Is theatricality a form of mannerism (or Mannerism)? In "Charms of Mannerism" characters from the commedia dell'arte crossed paths with the lovers from "A Midsummer Night’s Dream" often changing character on a dime and always consciously performing for their audience both on stage and across the footlights. The antic momentum was not initially apparent. The first segments were dry and isolated like a necklace in which each pearl is separated from the next by an oversized knot. The prospect of marching in lockstep through all sixteen pieces by François Couperin was dispiriting. But once the momentum of the music was unleashed, "Charms of Mannerism" skittered, gamboled and bounced hither and yon to the finish. The ballet, one of Ratmansky’s earliest, was made in 1997, but his preoccupations with the melding of balletic and natural gesture, the meeting point and tipping point between abstraction and narrative, are already evident. And, he makes his dancers look good though William Pratt was overpowered by the demands of his early solo. Vasil Akhmeteli is a thoughtful partner and strong presence, the reliable member of the team that every company both needs and wants. (The company needed him here; he got to sit out "Swan" only.) Lali Kandelaki’s performance, with her sharp pointes, fine line and verve, made me want to see more of her, in larger scale works on a stage meant for dancing. Rounding out the quartet, Ananaishvili did as she has always done, shared the stage and put the ballet before the ballerina.

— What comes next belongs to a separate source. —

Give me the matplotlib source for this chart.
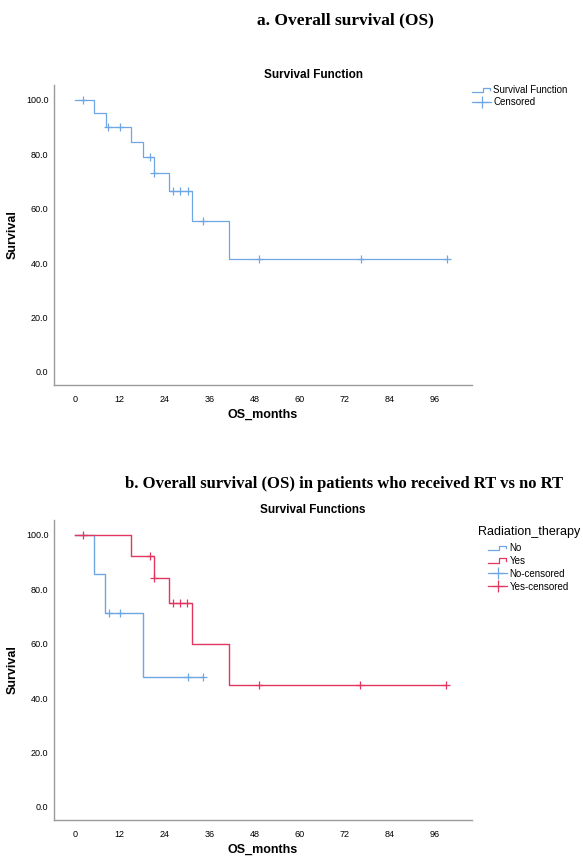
import numpy as np
import matplotlib
matplotlib.use('Agg')
import matplotlib.pyplot as plt
from matplotlib.lines import Line2D
from matplotlib.legend_handler import HandlerBase

plt.rcParams['font.family'] = ['Liberation Sans', 'DejaVu Sans']

# panel a - overall survival (all patients)
os_times = [0, 5.2, 8.3, 15.0, 18.2, 21.2, 25.2, 31.2, 41.2, 99.2]
os_surv = [100, 95.2, 90.2, 84.6, 78.9, 73.0, 66.4, 55.6, 41.7, 41.7]
os_cens = [2.1, 9.0, 12.1, 20.2, 21.2, 26.1, 28.1, 30.1, 34.1, 49.2, 76.3, 99.2]

# panel b - by radiation therapy
no_times = [0, 5.2, 8.2, 18.2, 34.1]
no_surv = [100, 85.7, 71.4, 47.6, 47.6]
no_cens = [9.1, 12.1, 30.2, 34.1]

yes_times = [0, 15.0, 21.2, 25.2, 31.3, 41.1, 99.1]
yes_surv = [100, 92.3, 84.0, 75.0, 60.0, 45.0, 45.0]
yes_cens = [2.1, 20.1, 21.2, 26.1, 28.2, 30.0, 49.1, 76.1, 99.1]

x_ticks = [0, 12, 24, 36, 48, 60, 72, 84, 96]
y_ticks = [0, 20, 40, 60, 80, 100]

BLUE = '#6fa6e4'
RED = '#e0365f'


def level_at(times, surv, t):
    # survival level of the step curve at time t (after any drop at t)
    i = np.searchsorted(times, t, side='right') - 1
    return np.array(surv)[i]


class StepHandler(HandlerBase):
    def create_artists(self, legend, orig_handle, xdescent, ydescent,
                       width, height, fontsize, trans):
        xs = np.array([0, 0.55, 0.55, 0.92, 0.92]) * width - xdescent
        ys = np.array([0.15, 0.15, 0.8, 0.8, 0.5]) * height - ydescent
        ln = Line2D(xs, ys, color=orig_handle.get_color(), lw=0.9, transform=trans)
        return [ln]


def style_axes(ax):
    ax.set_xlim(-5.5, 105.9)
    ax.set_ylim(-4.8, 105.5)
    ax.set_xticks(x_ticks)
    ax.set_yticks(y_ticks)
    ax.set_yticklabels([f'{v:.1f}' for v in y_ticks])
    ax.tick_params(length=0, labelsize=6.5, pad=4)
    ax.tick_params(axis='x', pad=7)
    for s in ['top', 'right']:
        ax.spines[s].set_visible(False)
    for s in ['left', 'bottom']:
        ax.spines[s].set_color('#9a9a9a')
        ax.spines[s].set_linewidth(1.0)
    ax.set_xlabel('OS_months', fontsize=9, fontweight='bold')
    ax.set_ylabel('Survival', fontsize=9, fontweight='bold')
    ax.xaxis.set_label_coords(0.5, -0.1)
    ax.yaxis.set_label_coords(-0.1, 0.5)
    ax.xaxis.label.set_va('center')
    ax.yaxis.label.set_va('center')


fig = plt.figure(figsize=(5.83, 8.56), dpi=100)

# ---- panel a
ax1 = fig.add_axes([54 / 583, 1 - 385 / 856, 418 / 583, 300 / 856])
ax1.step(os_times, os_surv, where='post', color=BLUE, lw=0.9)
cy = [level_at(os_times, os_surv, t) for t in os_cens]
ax1.plot(os_cens, cy, ls='none', marker='+', ms=6, mew=0.9, color=BLUE)
style_axes(ax1)

fig.text(345 / 583, 1 - 20 / 856, 'a. Overall survival (OS)', ha='center', va='center',
         fontsize=12.5, fontweight='bold', family=['Liberation Serif', 'DejaVu Serif'])
fig.text(313 / 583, 1 - 75 / 856, 'Survival Function', ha='center', va='center',
         fontsize=8.5, fontweight='bold')

h_step = Line2D([], [], color=BLUE)
h_cens = Line2D([], [], color=BLUE, lw=0.9, marker='+', ms=8, mew=0.9)
fig.legend([h_step, h_cens], ['Survival Function', 'Censored'],
           handler_map={h_step: StepHandler()}, loc='upper left',
           bbox_to_anchor=(472 / 583, 1 - 85 / 856), bbox_transform=fig.transFigure,
           frameon=False, fontsize=7, handlelength=2.0, handletextpad=0.2,
           labelspacing=0.25, borderpad=0, borderaxespad=0, numpoints=1)

# ---- panel b
ax2 = fig.add_axes([54 / 583, 1 - 820 / 856, 418 / 583, 300 / 856])
ax2.step(no_times, no_surv, where='post', color=BLUE, lw=1.0)
ax2.step(yes_times, yes_surv, where='post', color=RED, lw=1.0)
ny = [level_at(no_times, no_surv, t) for t in no_cens]
yy = [level_at(yes_times, yes_surv, t) for t in yes_cens]
ax2.plot(no_cens, ny, ls='none', marker='+', ms=6, mew=0.9, color=BLUE)
ax2.plot(yes_cens, yy, ls='none', marker='+', ms=6, mew=0.9, color=RED)
style_axes(ax2)

fig.text(344 / 583, 1 - 484 / 856,
         'b. Overall survival (OS) in patients who received RT vs no RT',
         ha='center', va='center', fontsize=12, fontweight='bold',
         family=['Liberation Serif', 'DejaVu Serif'])
fig.text(313 / 583, 1 - 510 / 856, 'Survival Functions', ha='center', va='center',
         fontsize=8.5, fontweight='bold')
fig.text(478 / 583, 1 - 532 / 856, 'Radiation_therapy', ha='left', va='center', fontsize=9)

hb_no = Line2D([], [], color=BLUE)
hb_yes = Line2D([], [], color=RED)
hb_noc = Line2D([], [], color=BLUE, lw=0.9, marker='+', ms=8, mew=0.9)
hb_yesc = Line2D([], [], color=RED, lw=0.9, marker='+', ms=8, mew=0.9)
fig.legend([hb_no, hb_yes, hb_noc, hb_yesc], ['No', 'Yes', 'No-censored', 'Yes-censored'],
           handler_map={hb_no: StepHandler(), hb_yes: StepHandler()}, loc='upper left',
           bbox_to_anchor=(488 / 583, 1 - 543 / 856), bbox_transform=fig.transFigure,
           frameon=False, fontsize=7, handlelength=2.0, handletextpad=0.2,
           labelspacing=0.3, borderpad=0, borderaxespad=0, numpoints=1)

fig.savefig('out.png', dpi=100)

"Dreams about Japan" mixes content from four Kabuki plays their themes of love, vengeance and death with the flavor of a circus arena and adds a percussion score here played live on stage. It continues Ratmansky’s ruminations on theatricality again using overlapping incident (among other things) as a device. I lost one track of the section with the most involved narrative, but there was no mistaking Philippe Solano’s gender-bending turn as a girl, nor the debt owed to Bournonville’s "Kermesse in Bruges" in the telling of a man forced to dance to death and infecting anyone who touched him with the same fate. But Ananiashvili in scarlet from neck to toe slithering across the stage, her arms focused on her prey like the barrel of a gun, was frightening and otherworldly.
"Bizet Variations," from 2008, might well be called "In the Twilight". Three couples come together, the relationships between them sketched, inferred, fluid. It is Ratmansky’s reations to Balanchine’s statement the presence of a man and a woman on stage creates a story. But the ballet doesn’t go anywhere. Ratmansky shows that his chosen music, Bizet’s "Chromatic Variations," played live by Tamar Matchavariani, is dance music, but the ballet which would do it justice remains just out of reach. The strongest moments were at the beginning as the dancers progressed upstage, each looking back, like flashing lights, to confirm our attentiveness. Thereafter everyone was swallowed up in the impending darkness. Ananiashvili sat out "Bizet Variations," ceding her created role to a younger colleague, but even had she danced it, the ballet would still have come up short.
To give ‘em what they really wanted, there was "Swan" the staging credited to Raissa Struckhova, the choreography uncredited, though "Swan" is in fact two versions of Fokine’s "Dying Swan" and too much of a good thing. Ananiashvili’s arms out-Plisetskaya-ed Maya. That wingspan seems too big for the dancer’s body and too forceful for a dying bird. The colored lights during the bows were too much and the sight of Ananiashvili wrapped in the Georgian flag made me queasy. The flag was unnecessary; Georgians had already claimed our affection, by dancing.